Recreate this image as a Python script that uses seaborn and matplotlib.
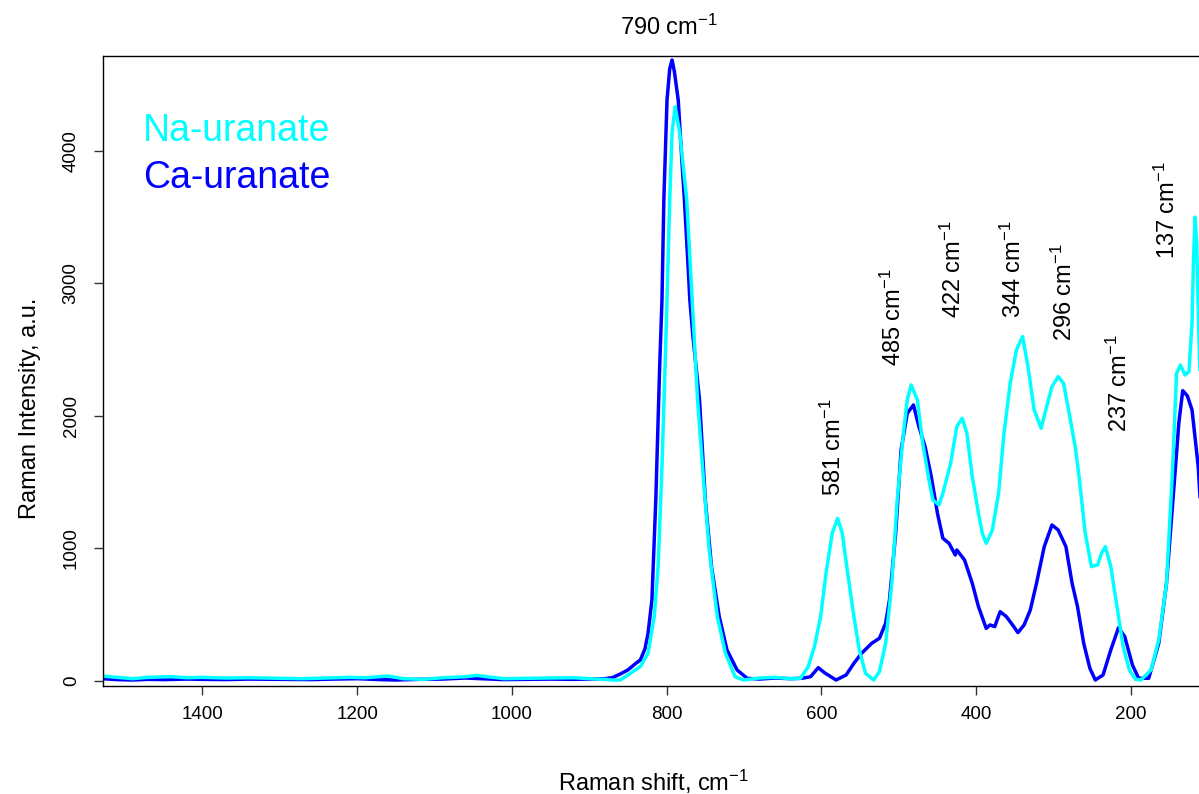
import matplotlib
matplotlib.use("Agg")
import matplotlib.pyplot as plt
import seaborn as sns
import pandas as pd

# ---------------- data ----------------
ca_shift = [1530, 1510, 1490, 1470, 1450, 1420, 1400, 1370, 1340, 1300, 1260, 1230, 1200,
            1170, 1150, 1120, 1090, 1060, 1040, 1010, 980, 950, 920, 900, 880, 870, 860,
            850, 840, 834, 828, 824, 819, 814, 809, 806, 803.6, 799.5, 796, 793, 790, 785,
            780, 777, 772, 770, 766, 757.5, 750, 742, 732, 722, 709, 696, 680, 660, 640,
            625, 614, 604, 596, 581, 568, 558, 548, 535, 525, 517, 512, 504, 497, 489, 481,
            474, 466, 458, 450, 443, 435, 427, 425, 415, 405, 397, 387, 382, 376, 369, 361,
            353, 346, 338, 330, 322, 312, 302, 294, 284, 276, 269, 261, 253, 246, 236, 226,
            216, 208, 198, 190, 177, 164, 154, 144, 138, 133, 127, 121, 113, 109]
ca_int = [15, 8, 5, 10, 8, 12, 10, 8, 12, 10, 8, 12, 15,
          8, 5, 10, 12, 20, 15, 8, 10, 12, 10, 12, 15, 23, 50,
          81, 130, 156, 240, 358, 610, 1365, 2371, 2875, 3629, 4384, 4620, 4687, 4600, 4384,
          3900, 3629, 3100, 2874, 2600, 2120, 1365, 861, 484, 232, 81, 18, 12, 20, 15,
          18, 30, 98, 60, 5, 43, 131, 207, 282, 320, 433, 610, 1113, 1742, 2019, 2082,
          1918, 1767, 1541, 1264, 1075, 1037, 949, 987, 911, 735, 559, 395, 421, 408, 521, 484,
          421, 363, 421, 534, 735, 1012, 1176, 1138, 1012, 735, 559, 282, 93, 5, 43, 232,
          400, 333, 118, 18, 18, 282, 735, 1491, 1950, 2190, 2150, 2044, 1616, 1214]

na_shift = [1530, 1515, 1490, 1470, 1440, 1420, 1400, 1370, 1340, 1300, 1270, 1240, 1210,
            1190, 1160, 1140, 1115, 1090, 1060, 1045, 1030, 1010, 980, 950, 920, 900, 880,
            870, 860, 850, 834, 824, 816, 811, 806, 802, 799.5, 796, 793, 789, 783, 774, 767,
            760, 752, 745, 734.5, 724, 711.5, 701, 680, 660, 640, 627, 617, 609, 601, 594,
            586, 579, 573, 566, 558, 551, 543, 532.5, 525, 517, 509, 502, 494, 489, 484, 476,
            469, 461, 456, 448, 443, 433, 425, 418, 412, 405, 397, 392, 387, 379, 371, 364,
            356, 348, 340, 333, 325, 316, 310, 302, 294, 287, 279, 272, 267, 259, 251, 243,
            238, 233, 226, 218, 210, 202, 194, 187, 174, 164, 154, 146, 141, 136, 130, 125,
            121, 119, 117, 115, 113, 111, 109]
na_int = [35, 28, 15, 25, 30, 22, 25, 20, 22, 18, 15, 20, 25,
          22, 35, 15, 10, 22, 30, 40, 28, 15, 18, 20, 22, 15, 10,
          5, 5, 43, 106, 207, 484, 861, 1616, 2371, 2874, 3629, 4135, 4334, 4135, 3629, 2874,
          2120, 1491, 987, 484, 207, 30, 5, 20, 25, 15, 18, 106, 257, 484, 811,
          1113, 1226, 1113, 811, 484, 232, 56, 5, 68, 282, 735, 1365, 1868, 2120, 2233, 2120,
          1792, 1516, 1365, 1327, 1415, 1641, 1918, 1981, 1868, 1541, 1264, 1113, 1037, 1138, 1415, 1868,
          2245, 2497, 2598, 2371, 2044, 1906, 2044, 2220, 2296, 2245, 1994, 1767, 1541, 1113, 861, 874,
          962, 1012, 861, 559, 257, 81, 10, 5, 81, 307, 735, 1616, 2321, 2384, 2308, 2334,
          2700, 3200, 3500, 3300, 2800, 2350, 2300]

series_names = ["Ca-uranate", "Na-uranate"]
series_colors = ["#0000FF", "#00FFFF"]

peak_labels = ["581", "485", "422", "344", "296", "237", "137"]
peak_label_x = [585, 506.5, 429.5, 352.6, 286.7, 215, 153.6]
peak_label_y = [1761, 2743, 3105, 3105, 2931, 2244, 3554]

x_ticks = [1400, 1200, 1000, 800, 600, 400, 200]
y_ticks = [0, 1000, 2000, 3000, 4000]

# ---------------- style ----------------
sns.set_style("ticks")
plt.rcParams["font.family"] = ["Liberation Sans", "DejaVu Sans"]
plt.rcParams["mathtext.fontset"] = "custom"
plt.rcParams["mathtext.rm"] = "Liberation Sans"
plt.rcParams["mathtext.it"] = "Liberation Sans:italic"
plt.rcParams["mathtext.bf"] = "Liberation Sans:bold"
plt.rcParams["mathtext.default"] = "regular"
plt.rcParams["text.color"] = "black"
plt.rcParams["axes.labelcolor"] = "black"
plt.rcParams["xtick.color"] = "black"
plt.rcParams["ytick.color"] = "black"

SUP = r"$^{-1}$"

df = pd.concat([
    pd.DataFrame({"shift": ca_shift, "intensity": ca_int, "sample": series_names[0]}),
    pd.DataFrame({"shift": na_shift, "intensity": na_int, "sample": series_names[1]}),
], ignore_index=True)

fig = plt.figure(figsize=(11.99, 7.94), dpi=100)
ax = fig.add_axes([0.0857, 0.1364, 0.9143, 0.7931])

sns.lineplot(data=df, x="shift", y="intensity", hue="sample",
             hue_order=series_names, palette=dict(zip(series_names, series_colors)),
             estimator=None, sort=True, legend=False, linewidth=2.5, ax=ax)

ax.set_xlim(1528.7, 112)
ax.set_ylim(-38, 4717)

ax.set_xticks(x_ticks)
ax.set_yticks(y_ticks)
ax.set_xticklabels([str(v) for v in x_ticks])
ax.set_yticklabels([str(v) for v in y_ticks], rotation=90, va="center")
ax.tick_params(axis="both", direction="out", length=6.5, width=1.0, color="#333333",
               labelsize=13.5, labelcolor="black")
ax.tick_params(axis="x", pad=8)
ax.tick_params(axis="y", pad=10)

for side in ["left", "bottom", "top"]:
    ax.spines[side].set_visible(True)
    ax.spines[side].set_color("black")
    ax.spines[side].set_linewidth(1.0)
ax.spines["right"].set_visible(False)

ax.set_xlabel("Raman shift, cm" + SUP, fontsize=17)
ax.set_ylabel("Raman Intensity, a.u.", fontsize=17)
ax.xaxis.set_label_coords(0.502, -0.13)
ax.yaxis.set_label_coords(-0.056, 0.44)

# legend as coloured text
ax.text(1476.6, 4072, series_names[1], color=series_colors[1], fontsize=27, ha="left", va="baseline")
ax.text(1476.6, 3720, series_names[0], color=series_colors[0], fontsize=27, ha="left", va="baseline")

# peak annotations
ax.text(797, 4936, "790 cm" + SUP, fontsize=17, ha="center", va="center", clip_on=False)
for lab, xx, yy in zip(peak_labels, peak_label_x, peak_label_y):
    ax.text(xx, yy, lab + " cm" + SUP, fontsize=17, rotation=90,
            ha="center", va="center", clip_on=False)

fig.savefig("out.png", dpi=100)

▶ WRITTEN EXERCISE: Leave out the pictures, then repeat the listing above exactly from its first line to the line with "import pandas as pd", inclusive.

▶ THE REPLY:
Recreate this image as a Python script that uses seaborn and matplotlib.
import matplotlib
matplotlib.use("Agg")
import matplotlib.pyplot as plt
import seaborn as sns
import pandas as pd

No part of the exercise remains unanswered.